Muharrem İnce, önceki gece, artık
CHP içi muhalefetin televizyonu hâline gelen Halk
TV’ye çıktığında “Benim 24 Haziran
gecesi insan içine çıkacak durumda
olmadığım yalanını uyduranlar, sıradan
ve kaba saba adam diyenlerdir. O yalanı YANDAŞ
MEDYAYA uyduranlardır” dedi.
Ona “Sıradan ve kaba
saba” diyen CHP Genel Başkanı Kemal
Kılıçdaroğlu’nun “Çok seçkin, zarafet timsali, kelimelerin
efendisi, konuştuğunda ağzından bal damlayan ve son derece
entelektüel” medya danışmanı Tuncay
Özkan’dan başkası değil. İnsan hakikaten gözyaşları içinde
kalıyor; gülmekten. Ee, adam en yakın dostlarına
bile “zarif” biçimde kazık
atmış biri. Hiç yalan söylemez. Öyle dürüsttür
yani.
Neyse, zurnanın zırt dediği yere
gelelim.
Biliyorsunuz Muharrem İnce’nin o
gece “İnsan içine çıkacak durumda olmadığı”nı
yazan tek kişi benim. Muharrem İnce de bana ağır hakaretlerde
bulunmuştu.
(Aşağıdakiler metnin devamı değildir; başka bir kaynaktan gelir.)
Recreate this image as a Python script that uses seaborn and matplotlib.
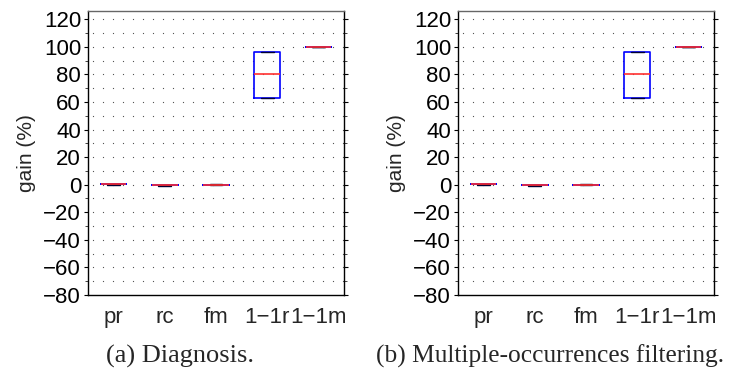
import numpy as np
import pandas as pd
import matplotlib
matplotlib.use("Agg")
import matplotlib.pyplot as plt
from matplotlib.ticker import MultipleLocator
import seaborn as sns

sns.set_style("white")
plt.rcParams["font.family"] = ["Liberation Sans", "DejaVu Sans"]

# Gain samples per measure (percent)
categories = ["pr", "rc", "fm", "1\u22121r", "1\u22121m"]
gain_pr = [0.0, 0.2, 0.3, 0.4, 0.5]
gain_rc = [-0.6, -0.5, -0.3, -0.1, 0.0]
gain_fm = [-0.2, -0.1, 0.0, 0.1, 0.2]
gain_11r = [63.0, 63.0, 80.0, 96.5, 96.5]
gain_11m = [100.0, 100.0, 100.0, 100.0, 100.0]

captions = ["(a) Diagnosis.", "(b) Multiple-occurrences filtering."]

series = [gain_pr, gain_rc, gain_fm, gain_11r, gain_11m]
df = pd.DataFrame({
    "measure": np.repeat(categories, [len(s) for s in series]),
    "gain": np.concatenate(series),
})

W, H = 733, 374
fig = plt.figure(figsize=(W / 100, H / 100), dpi=100)

panels = [(88, 344), (458, 714)]
caption_x = [180, 550]
caption_size = [19, 18.3]
top_px, bot_px = 11, 295

for (x0, x1), cx, cs, cap in zip(panels, caption_x, caption_size, captions):
    ax = fig.add_axes([x0 / W, 1 - bot_px / H, (x1 - x0) / W, (bot_px - top_px) / H])
    sns.boxplot(
        data=df, x="measure", y="gain", order=categories, ax=ax,
        width=0.5, whis=(0, 100), fill=False, linewidth=1.2,
        color="#0000ff",
        boxprops=dict(color="#0000ff"),
        medianprops=dict(color="#ff3030", linewidth=1.2),
        whiskerprops=dict(color="#0000ff", linestyle="--", linewidth=1.0),
        capprops=dict(color="#000033", linewidth=1.0),
        capwidths=0.25,
        showfliers=False,
    )
    ax.set_xlim(-0.5, 4.5)
    ax.set_ylim(-80, 126)
    ax.set_yticks(np.arange(-80, 121, 20))
    ax.yaxis.set_minor_locator(MultipleLocator(10))

    # dotted horizontal grid at every 10
    for yv in np.arange(-70, 121, 10):
        ax.axhline(yv, color="#555555", linewidth=0.8,
                   linestyle=(5, (1, 8)), zorder=0)

    for s in ax.spines.values():
        s.set_visible(True)
        s.set_color("black")
        s.set_linewidth(1.0)
    ax.spines["top"].set_color("#666666")

    ax.tick_params(axis="y", which="major", direction="out", length=3,
                   width=0.8, left=True, right=True, labelsize=16, pad=2,
                   colors="black")
    ax.tick_params(axis="y", which="minor", direction="out", length=2,
                   width=0.6, left=True, right=True)
    ax.tick_params(axis="x", which="both", bottom=False, top=False,
                   labelsize=16, pad=5)
    ax.set_xlabel("")
    ax.set_ylabel("gain (%)", fontsize=15, labelpad=5)
    ax.set_xticks(range(len(categories)))
    ax.set_xticklabels(categories)

    fig.text(cx / W, 1 - 356 / H, cap, ha="center", va="center",
             fontsize=cs, family=["Liberation Serif", "DejaVu Serif"])

fig.savefig("out.png", dpi=100)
Ben de ona dava açtım. Milletvekili dokunulmazlığı yok,
yargıda hesap verecek.
Ama ilginç olan şu ki onun bana
söylediklerine benzer ifadelerle cevap veren kişi de yine Tuncay
Özkan oldu:
“Sadece 'sıradan
ve kaba' değil, Muharrem İnce'nin aynı
zamanda iftiracı olduğunu gördüm.
Söylediklerini ispat edemeyen
şerefsizdir. CHP
kültüründe yalana yer
yoktur."
Şimdi Muharrem
İnce “yandaş medyaya
uyduranlardır” diyerek Tuncay Özkan’ı suçladığına
göre muhataplardan biri de otomatikman
ben oluyorum. Dolayısıyla bir açıklama
yapmak zarureti hasıl oluyor benim için.
Bu nedenle şu kadarını
söyleyeyim:
“Muharrem Bey, şunu
biliniz. İstihbarat kaynağım kesinlikle Tuncay Özkan
değil.”
Fakat buradaki
önemli İPUCUNU kaçırmayalım.
Hatırlayın, benim yazdıklarımın
ardından geçmişte muhafazakâr çevrelerde takıldıktan sonra
oralardan nemalanıp mal mülk sahibi olan ve daha sonra
da müteveffa Doğan Medya grubunun gözdesi hâline
getirilip her sözünde boncuk aranan Levent
Gültekin, geçen gün Medyascope’ta Sedat Pişirici’nin
sorularını cevaplarken benim yazdıklarımın bin beter ağırını
söyledi. “Adam körkütük sarhoş olmuş. Anladım ki
AK Parti Erdoğan’ı seçerek bizi büyük bir beladan
kurtarmış” gibi laflar etti. Yenilir yutulur cinsten
değildi.
İşte asıl bomba bu.
Tuncay
Özkan, Levent Gültekin’in istihbarat kaynağı
olabilir.
Nitekim Levent Gültekin gelen
baskılar üzerine yine kırılıp dökülerek “Özür
mahiyetinde” açıklama yaparken ağzından kaçırdı ve
şöyle dedi:
“Bana aktarılan,
sanırım parti içi kişisel mücadelede kullanılan
bilgiyi ispat etme durumum olmadığı için paylaşmamam
gerekiyordu.”
Dolayısıyla Muharrem İnce’yi bu
konunun üzerinde odaklanmaya davet ediyorum. Telefonla arayıp
helalleştiği Levent Gültekin’e “Ahretlik sana bu
bilgiyi Tuncay Özkan mı verdi” diye
sorabilir.
Benden söylemesi.
Bu iş karakolda
biter
Dün sabırla 17.30’u
bekledik.
Ankara’dan
temsilcimiz Batuhan Yaşar’la
konuştum, muhaliflerin dün 17.30 itibariyle kurultaya
gidilmesi için gerekli olan 634+1 delege imzaya ulaşamadığını
bildirdi.
CHP Parti Meclisi
Üyesi Gaye Usluer ilk açıklama yapan
kişiydi. Twitter’dan noter tasdikli yeterli sayıda
imzayı perşembe günü Genel Merkez’e
ileteceklerini bildirdi.
Genel Merkez gelen ve iletilen
imzaları inceleyip kurultaya gidilebilmesi için yeter
sayının bulunup bulunmadığına karar
verecek.
Sayı 633 olsa
bile CHP Genel Merkezi kesin kararlı ve
bir kurultayın yerel seçimlerden önce bu durumun
bir zaaf oluşturacağı kanısında.
Dolayısıyla da mevzuatın gerektirdiği neyse onu
yapacak gibi görünüyorlar. Muhalifler ise bastıracak.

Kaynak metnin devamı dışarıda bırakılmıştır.